=== STATED EXERCISE ===
Each line below should be retyped exactly, with no pictures.
'''
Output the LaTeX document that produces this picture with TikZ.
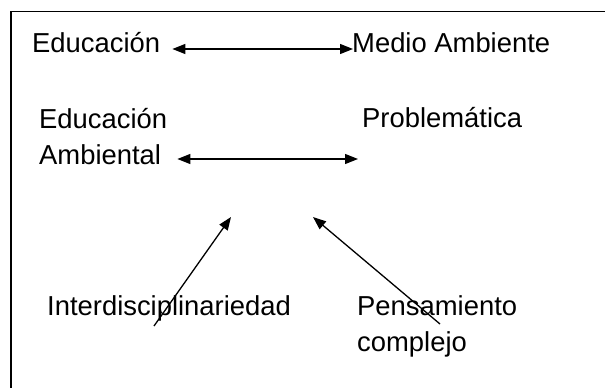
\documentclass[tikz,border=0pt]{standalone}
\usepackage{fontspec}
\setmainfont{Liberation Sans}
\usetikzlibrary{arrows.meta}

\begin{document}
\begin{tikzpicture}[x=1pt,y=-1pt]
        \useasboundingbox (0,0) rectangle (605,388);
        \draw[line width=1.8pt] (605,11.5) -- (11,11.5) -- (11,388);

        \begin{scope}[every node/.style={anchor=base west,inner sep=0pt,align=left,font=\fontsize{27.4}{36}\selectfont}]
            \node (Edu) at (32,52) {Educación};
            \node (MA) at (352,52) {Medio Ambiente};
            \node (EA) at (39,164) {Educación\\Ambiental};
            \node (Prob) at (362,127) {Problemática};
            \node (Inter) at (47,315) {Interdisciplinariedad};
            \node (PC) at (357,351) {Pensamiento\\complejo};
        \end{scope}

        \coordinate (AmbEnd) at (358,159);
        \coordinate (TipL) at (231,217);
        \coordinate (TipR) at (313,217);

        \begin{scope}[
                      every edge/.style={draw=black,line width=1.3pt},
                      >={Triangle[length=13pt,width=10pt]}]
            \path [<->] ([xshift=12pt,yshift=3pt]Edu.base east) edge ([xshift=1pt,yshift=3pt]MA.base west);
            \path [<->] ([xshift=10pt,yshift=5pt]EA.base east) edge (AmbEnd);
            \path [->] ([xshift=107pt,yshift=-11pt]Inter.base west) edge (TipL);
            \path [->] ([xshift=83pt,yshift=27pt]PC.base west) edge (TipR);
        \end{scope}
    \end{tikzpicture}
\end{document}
'''
=== THE COMPLETED TASK ===
Output the LaTeX document that produces this picture with TikZ.
\documentclass[tikz,border=0pt]{standalone}
\usepackage{fontspec}
\setmainfont{Liberation Sans}
\usetikzlibrary{arrows.meta}

\begin{document}
\begin{tikzpicture}[x=1pt,y=-1pt]
        \useasboundingbox (0,0) rectangle (605,388);
        \draw[line width=1.8pt] (605,11.5) -- (11,11.5) -- (11,388);

        \begin{scope}[every node/.style={anchor=base west,inner sep=0pt,align=left,font=\fontsize{27.4}{36}\selectfont}]
            \node (Edu) at (32,52) {Educación};
            \node (MA) at (352,52) {Medio Ambiente};
            \node (EA) at (39,164) {Educación\\Ambiental};
            \node (Prob) at (362,127) {Problemática};
            \node (Inter) at (47,315) {Interdisciplinariedad};
            \node (PC) at (357,351) {Pensamiento\\complejo};
        \end{scope}

        \coordinate (AmbEnd) at (358,159);
        \coordinate (TipL) at (231,217);
        \coordinate (TipR) at (313,217);

        \begin{scope}[
                      every edge/.style={draw=black,line width=1.3pt},
                      >={Triangle[length=13pt,width=10pt]}]
            \path [<->] ([xshift=12pt,yshift=3pt]Edu.base east) edge ([xshift=1pt,yshift=3pt]MA.base west);
            \path [<->] ([xshift=10pt,yshift=5pt]EA.base east) edge (AmbEnd);
            \path [->] ([xshift=107pt,yshift=-11pt]Inter.base west) edge (TipL);
            \path [->] ([xshift=83pt,yshift=27pt]PC.base west) edge (TipR);
        \end{scope}
    \end{tikzpicture}
\end{document}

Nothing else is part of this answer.